OK, there isn’t much I can do to respond other than referring you to the “Complaints and Protests” section of the Election Guidelines, and the section on voting info on UBCvotes.

The court is able to declare that an action is void and of no effect, but this action refers specifically to a decision of the AMS Elections Committee or Election Appeals Committee. Was that specific action right or wrong? A Presidential election can’t be ‘wrong’, especially when you don’t take all the facts into account.  They can’t declare a whole election of no effect. In particular, they can’t just declare one election invalid – the things they claim were wrong were not limited to the Presidential race. This would invalidate all the AUS (and quite possibly the SUS, HKUS and EUS) elections as well, as they do not have the appropriate amount of rules.

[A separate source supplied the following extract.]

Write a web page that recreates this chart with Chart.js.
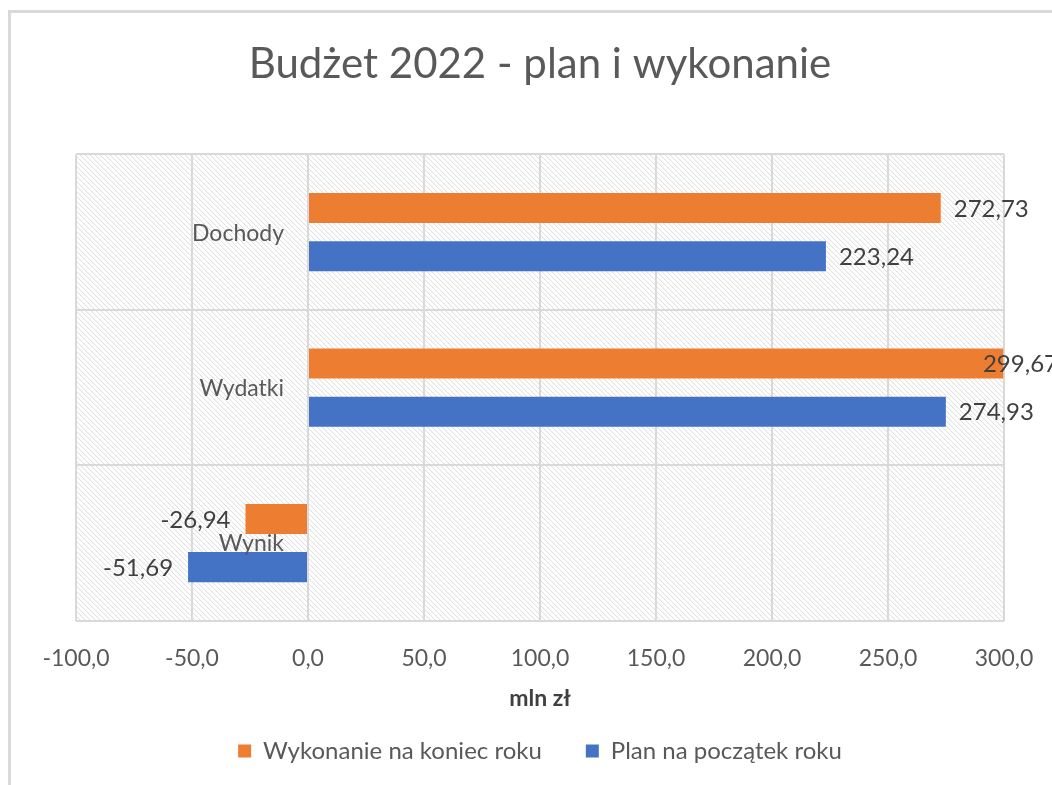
<!DOCTYPE html>
<html lang="pl">
<head>
<meta charset="utf-8">
<title>Budżet 2022 - plan i wykonanie</title>
<script src="https://cdn.jsdelivr.net/npm/chart.js@4/dist/chart.umd.min.js"></script>
<style>
    html, body { margin: 0; padding: 0; background: #fff; overflow: hidden; }
    #frame {
        position: absolute; left: 8px; top: 10px; width: 1100px; height: 820px;
        border-left: 3px solid #d9d9d9; border-top: 3px solid #d9d9d9;
        pointer-events: none;
    }
    #wrap { position: absolute; left: 0; top: 0; width: 1052px; height: 785px; }
</style>
</head>
<body>
<div id="wrap"><canvas id="budgetChart"></canvas></div>
<div id="frame"></div>
<script>
// Data
const categories = ['Dochody', 'Wydatki', 'Wynik'];
const wykonanie = [272.73, 299.67, -26.94];   // Wykonanie na koniec roku
const plan = [223.24, 274.93, -51.69];        // Plan na początek roku
const seriesNames = ['Wykonanie na koniec roku', 'Plan na początek roku'];

// Colours
const ORANGE = '#ED7D31';
const BLUE = '#4472C4';
const GRID = '#d9d9d9';
const TEXT = '#595959';
const FONT = 'Lato, "Open Sans", sans-serif';

const fmt = (v, d) => v.toFixed(d).replace('.', ',');

// Hatched plot background
const hatchPlugin = {
    id: 'hatch',
    beforeDraw(chart) {
        const { ctx, chartArea: a } = chart;
        const h = a.bottom - a.top;
        ctx.save();
        ctx.fillStyle = '#ffffff';
        ctx.fillRect(a.left, a.top, a.right - a.left, h);
        ctx.beginPath();
        ctx.rect(a.left, a.top, a.right - a.left, h);
        ctx.clip();
        ctx.strokeStyle = '#dadada';
        ctx.lineWidth = 1;
        ctx.beginPath();
        for (let x = a.left - h; x < a.right; x += 5) {
            ctx.moveTo(x, a.top);
            ctx.lineTo(x + h, a.bottom);
        }
        ctx.stroke();
        ctx.restore();
    }
};

// Category names sit left of the zero line, like the Excel original
const categoryLabels = {
    id: 'categoryLabels',
    afterDatasetsDraw(chart) {
        const { ctx, scales } = chart;
        const x0 = scales.x.getPixelForValue(0);
        ctx.save();
        ctx.font = '23px ' + FONT;
        ctx.fillStyle = TEXT;
        ctx.textAlign = 'right';
        ctx.textBaseline = 'middle';
        categories.forEach((c, i) => {
            ctx.fillText(c, x0 - 24, scales.y.getPixelForValue(i) + 1);
        });
        ctx.restore();
    }
};

// Value labels at bar ends (pushed back inside when they would run off the frame)
const valueLabels = {
    id: 'valueLabels',
    afterDatasetsDraw(chart) {
        const { ctx, chartArea } = chart;
        const maxRight = chartArea.right + 54;
        ctx.save();
        ctx.font = '24px ' + FONT;
        ctx.fillStyle = '#404040';
        ctx.textBaseline = 'middle';
        chart.data.datasets.forEach((ds, i) => {
            chart.getDatasetMeta(i).data.forEach((bar, j) => {
                const v = ds.data[j];
                const txt = fmt(v, 2);
                if (v >= 0) {
                    const w = ctx.measureText(txt).width;
                    ctx.textAlign = 'left';
                    ctx.fillText(txt, Math.min(bar.x + 13, maxRight - w), bar.y + 1);
                } else {
                    ctx.textAlign = 'right';
                    ctx.fillText(txt, bar.x - 15, bar.y + 1);
                }
            });
        });
        ctx.restore();
    }
};

new Chart(document.getElementById('budgetChart'), {
    type: 'bar',
    data: {
        labels: categories,
        datasets: [
            {
                label: seriesNames[0],
                data: wykonanie,
                backgroundColor: ORANGE,
                categoryPercentage: 0.62,
                barPercentage: 0.625
            },
            {
                label: seriesNames[1],
                data: plan,
                backgroundColor: BLUE,
                categoryPercentage: 0.62,
                barPercentage: 0.625
            }
        ]
    },
    options: {
        indexAxis: 'y',
        responsive: true,
        maintainAspectRatio: false,
        animation: false,
        layout: {
            padding: { left: 76, right: 48, top: 0, bottom: 12 }
        },
        plugins: {
            title: {
                display: true,
                text: 'Budżet 2022 - plan i wykonanie',
                color: TEXT,
                font: { family: FONT, size: 42, weight: 'normal' },
                padding: { top: 39, bottom: 65 }
            },
            legend: {
                position: 'bottom',
                labels: {
                    color: TEXT,
                    font: { family: FONT, size: 24 },
                    boxWidth: 13,
                    boxHeight: 13,
                    padding: 44
                }
            },
            tooltip: { enabled: false }
        },
        scales: {
            x: {
                min: -100,
                max: 300,
                afterFit(scale) {
                    // the edge labels may hang over the layout padding
                    scale.paddingLeft = 0;
                    scale.paddingRight = 0;
                },
                ticks: {
                    stepSize: 50,
                    color: TEXT,
                    font: { family: FONT, size: 23 },
                    padding: 24,
                    callback: v => fmt(v, 1)
                },
                grid: { color: GRID, lineWidth: 2, drawTicks: false },
                border: { display: false },
                title: {
                    display: true,
                    text: 'mln zł',
                    color: '#404040',
                    font: { family: FONT, size: 23, weight: 'bold' },
                    padding: { top: -12, bottom: -17 }
                }
            },
            y: {
                position: { x: 0 },
                ticks: { display: false },
                grid: { color: GRID, lineWidth: 2, drawTicks: false, offset: true },
                border: { display: false }
            }
        }
    },
    plugins: [hatchPlugin, categoryLabels, valueLabels]
});
</script>
</body>
</html>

Our elections rules were based on SUS’s rules – something that the Science Undergraduate Society should find troubling given the current set of circumstances.

A cursory glance at the UBCvotes.ca website would have yielded the regulations and tabulation procedures. Five minutes is all that it would have taken – it’s shocking to see that all the work that they were willing to put into the case was not preceded by a thorough examination of all the documents. They reference common law compilations in their ruling, which they are barred from doing, but never once do they mention our Election Guidelines. I guess they were too busy reading the works of the legal scholar Driedger.

The ‘court’ failed to do its due diligence in asking for or seeking out our Election Guidelines. They did not tell us that they were considering the rules of the election, and did not mention that they were going to adjudicate on the validity of the election. They did not abide by the rules set out for them in the governance documents of the AMS. In my humble opinion, it was irresponsible and slapdash. It’s time for Council to fail to accept this ruling.